>> Start Dataset records

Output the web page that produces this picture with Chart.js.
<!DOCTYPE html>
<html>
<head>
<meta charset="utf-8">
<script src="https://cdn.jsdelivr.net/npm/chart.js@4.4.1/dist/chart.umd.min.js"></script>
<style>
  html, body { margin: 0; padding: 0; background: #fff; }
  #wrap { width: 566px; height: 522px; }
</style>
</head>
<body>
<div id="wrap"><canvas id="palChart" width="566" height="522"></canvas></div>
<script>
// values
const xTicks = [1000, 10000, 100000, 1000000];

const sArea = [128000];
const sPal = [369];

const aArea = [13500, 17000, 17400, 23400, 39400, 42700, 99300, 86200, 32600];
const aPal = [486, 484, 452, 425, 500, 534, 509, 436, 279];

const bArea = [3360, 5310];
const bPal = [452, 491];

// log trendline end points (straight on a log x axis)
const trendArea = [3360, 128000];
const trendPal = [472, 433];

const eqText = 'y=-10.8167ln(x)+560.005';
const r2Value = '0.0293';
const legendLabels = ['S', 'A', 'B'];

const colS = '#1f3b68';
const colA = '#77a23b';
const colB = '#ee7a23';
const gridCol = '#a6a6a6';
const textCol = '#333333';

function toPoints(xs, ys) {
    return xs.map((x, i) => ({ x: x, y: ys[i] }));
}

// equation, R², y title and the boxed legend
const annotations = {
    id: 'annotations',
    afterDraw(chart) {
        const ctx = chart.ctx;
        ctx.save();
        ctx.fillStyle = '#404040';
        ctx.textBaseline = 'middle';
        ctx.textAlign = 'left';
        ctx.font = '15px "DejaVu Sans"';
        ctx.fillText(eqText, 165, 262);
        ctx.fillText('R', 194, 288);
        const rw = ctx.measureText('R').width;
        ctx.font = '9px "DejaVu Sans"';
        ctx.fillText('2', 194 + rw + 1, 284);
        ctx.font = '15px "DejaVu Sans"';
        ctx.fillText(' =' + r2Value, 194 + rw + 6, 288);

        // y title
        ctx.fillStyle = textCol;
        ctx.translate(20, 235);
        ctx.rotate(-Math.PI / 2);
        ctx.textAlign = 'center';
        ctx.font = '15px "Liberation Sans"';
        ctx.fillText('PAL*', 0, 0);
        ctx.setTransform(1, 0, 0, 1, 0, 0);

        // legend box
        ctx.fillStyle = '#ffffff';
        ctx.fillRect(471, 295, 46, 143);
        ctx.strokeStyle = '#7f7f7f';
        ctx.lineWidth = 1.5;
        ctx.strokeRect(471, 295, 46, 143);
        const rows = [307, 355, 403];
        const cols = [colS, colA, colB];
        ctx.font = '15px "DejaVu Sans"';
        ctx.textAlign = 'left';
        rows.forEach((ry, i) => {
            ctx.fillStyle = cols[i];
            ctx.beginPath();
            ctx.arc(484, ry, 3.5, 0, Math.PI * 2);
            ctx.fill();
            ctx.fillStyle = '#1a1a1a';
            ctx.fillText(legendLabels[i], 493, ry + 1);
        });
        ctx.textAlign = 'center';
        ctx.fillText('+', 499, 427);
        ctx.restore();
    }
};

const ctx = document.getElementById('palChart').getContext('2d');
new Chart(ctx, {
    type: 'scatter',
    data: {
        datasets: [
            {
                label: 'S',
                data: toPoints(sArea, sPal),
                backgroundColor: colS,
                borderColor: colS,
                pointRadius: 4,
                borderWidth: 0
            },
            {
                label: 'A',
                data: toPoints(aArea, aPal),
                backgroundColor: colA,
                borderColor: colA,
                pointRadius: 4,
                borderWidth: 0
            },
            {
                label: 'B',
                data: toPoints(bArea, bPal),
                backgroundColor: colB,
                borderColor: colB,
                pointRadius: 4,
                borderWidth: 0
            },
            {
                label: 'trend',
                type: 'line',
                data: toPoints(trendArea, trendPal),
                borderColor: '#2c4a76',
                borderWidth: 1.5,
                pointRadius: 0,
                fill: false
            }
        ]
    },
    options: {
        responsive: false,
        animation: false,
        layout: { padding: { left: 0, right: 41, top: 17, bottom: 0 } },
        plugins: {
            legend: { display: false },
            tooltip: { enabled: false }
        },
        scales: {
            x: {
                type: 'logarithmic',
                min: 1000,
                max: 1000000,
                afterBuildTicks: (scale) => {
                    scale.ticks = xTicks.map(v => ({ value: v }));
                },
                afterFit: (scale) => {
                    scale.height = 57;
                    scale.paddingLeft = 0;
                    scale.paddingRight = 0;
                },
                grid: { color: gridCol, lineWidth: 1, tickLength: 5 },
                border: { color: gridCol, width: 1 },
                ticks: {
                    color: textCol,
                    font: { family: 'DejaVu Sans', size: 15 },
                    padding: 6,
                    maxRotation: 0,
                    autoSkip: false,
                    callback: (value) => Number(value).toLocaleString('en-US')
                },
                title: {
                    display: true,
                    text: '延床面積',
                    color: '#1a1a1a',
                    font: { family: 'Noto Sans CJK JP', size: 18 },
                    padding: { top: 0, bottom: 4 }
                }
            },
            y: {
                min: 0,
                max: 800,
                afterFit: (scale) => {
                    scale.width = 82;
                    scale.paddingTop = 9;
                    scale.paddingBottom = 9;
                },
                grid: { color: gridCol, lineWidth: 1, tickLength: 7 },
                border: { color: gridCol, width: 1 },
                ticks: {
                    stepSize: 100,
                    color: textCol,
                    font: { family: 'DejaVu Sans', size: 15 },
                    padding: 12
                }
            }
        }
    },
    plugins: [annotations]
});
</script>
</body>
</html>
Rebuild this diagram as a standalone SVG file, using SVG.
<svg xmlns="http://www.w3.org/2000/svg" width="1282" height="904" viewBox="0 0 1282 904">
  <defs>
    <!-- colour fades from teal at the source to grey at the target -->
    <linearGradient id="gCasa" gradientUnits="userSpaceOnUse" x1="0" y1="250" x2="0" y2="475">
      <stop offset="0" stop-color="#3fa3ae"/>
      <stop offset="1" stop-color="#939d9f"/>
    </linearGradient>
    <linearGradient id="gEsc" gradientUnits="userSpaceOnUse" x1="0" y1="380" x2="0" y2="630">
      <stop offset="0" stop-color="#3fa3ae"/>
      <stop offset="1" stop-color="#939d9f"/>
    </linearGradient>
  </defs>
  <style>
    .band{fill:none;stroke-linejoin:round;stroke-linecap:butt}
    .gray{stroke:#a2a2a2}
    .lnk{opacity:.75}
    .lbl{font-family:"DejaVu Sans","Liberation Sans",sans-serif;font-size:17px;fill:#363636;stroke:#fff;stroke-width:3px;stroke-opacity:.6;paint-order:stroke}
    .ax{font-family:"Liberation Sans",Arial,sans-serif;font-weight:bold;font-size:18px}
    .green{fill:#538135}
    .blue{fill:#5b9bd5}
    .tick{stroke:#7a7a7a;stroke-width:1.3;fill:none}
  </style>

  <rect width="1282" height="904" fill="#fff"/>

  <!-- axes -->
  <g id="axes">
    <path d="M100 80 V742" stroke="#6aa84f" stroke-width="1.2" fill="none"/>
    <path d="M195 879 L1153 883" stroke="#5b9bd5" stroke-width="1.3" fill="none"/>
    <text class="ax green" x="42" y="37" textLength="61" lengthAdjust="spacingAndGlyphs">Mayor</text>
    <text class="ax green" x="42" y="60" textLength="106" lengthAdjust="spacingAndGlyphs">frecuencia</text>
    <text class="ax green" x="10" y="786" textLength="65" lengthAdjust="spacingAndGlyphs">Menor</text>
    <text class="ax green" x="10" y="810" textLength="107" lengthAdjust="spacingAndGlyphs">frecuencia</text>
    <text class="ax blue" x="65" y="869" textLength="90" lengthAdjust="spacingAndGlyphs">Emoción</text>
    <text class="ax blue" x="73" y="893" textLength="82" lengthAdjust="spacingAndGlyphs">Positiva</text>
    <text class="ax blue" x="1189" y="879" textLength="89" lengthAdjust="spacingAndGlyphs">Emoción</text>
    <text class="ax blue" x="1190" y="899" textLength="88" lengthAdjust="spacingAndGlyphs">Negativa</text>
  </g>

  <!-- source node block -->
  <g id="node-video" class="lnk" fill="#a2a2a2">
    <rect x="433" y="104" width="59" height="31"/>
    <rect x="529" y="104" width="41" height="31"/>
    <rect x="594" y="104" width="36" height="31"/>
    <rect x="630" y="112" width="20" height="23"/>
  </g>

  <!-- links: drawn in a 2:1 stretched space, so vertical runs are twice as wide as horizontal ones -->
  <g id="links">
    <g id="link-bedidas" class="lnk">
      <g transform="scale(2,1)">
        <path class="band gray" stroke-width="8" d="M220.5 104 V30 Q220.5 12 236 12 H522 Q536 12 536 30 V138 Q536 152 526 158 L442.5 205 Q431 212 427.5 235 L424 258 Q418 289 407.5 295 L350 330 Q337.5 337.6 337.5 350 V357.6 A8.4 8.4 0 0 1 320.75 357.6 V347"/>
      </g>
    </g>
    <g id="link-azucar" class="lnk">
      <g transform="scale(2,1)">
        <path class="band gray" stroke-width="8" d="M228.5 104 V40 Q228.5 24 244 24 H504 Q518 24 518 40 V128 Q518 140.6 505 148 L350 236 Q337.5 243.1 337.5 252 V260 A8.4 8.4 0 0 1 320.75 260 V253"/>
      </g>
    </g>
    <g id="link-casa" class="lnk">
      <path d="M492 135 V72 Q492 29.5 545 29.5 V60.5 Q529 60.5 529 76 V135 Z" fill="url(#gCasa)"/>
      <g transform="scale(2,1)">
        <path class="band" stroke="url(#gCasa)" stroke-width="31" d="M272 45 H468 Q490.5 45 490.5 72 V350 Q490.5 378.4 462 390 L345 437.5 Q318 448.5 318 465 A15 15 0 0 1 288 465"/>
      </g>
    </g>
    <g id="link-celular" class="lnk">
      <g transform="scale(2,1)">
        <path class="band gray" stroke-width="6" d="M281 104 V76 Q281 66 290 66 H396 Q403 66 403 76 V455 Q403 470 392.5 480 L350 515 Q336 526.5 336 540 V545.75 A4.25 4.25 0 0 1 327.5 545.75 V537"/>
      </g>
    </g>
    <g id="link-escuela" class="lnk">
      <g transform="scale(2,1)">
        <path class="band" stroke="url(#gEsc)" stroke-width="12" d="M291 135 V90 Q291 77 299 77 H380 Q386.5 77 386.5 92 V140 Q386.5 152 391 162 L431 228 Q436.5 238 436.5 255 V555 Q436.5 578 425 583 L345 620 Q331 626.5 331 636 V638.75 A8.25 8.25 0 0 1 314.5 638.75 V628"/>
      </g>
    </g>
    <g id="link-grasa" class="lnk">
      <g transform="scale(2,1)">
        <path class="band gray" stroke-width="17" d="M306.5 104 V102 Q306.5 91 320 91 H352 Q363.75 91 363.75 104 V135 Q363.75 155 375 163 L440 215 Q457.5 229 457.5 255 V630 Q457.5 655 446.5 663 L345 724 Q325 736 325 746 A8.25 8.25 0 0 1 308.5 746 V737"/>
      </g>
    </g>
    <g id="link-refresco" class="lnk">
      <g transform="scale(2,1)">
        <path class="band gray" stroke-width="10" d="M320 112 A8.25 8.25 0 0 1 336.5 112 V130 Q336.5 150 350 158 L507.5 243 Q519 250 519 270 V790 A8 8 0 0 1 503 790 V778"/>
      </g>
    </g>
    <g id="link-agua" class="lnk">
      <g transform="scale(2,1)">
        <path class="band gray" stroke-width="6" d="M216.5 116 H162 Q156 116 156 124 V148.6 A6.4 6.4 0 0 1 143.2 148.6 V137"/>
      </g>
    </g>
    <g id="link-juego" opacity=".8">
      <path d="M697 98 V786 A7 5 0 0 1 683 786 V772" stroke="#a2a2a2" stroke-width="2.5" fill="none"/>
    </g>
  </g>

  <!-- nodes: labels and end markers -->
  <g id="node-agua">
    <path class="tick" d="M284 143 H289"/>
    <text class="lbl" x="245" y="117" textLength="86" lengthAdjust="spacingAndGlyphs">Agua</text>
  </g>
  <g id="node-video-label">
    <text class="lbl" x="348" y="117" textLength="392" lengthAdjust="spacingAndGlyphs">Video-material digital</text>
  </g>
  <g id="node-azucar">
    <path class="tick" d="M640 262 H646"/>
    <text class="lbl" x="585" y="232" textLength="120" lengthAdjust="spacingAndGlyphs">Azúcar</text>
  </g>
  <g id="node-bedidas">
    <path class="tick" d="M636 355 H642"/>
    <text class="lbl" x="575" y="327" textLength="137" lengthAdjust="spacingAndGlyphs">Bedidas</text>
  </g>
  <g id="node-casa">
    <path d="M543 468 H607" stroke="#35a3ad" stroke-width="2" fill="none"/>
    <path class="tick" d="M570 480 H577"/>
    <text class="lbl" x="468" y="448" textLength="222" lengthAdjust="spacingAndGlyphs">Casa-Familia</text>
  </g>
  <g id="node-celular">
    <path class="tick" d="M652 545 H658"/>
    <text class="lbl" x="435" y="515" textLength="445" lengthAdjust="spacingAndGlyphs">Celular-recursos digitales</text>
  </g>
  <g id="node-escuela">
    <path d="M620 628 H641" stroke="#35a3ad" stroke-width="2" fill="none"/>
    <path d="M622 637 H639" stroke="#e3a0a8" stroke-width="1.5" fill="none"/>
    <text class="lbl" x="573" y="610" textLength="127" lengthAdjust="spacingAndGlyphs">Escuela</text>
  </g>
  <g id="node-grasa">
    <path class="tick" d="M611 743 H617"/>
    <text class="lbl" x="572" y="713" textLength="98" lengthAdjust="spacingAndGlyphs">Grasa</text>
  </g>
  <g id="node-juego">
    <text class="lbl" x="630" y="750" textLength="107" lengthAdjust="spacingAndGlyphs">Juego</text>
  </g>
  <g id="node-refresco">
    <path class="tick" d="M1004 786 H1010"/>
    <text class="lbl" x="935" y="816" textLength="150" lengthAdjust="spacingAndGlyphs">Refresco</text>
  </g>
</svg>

>> End Dataset records

■ **Objective**:
Write out the listing's lines exactly, from its first line through the line that contains "const textCol = '#333333';", and stop there.

■ **Output**:
Output the web page that produces this picture with Chart.js.
<!DOCTYPE html>
<html>
<head>
<meta charset="utf-8">
<script src="https://cdn.jsdelivr.net/npm/chart.js@4.4.1/dist/chart.umd.min.js"></script>
<style>
  html, body { margin: 0; padding: 0; background: #fff; }
  #wrap { width: 566px; height: 522px; }
</style>
</head>
<body>
<div id="wrap"><canvas id="palChart" width="566" height="522"></canvas></div>
<script>
// values
const xTicks = [1000, 10000, 100000, 1000000];

const sArea = [128000];
const sPal = [369];

const aArea = [13500, 17000, 17400, 23400, 39400, 42700, 99300, 86200, 32600];
const aPal = [486, 484, 452, 425, 500, 534, 509, 436, 279];

const bArea = [3360, 5310];
const bPal = [452, 491];

// log trendline end points (straight on a log x axis)
const trendArea = [3360, 128000];
const trendPal = [472, 433];

const eqText = 'y=-10.8167ln(x)+560.005';
const r2Value = '0.0293';
const legendLabels = ['S', 'A', 'B'];

const colS = '#1f3b68';
const colA = '#77a23b';
const colB = '#ee7a23';
const gridCol = '#a6a6a6';
const textCol = '#333333';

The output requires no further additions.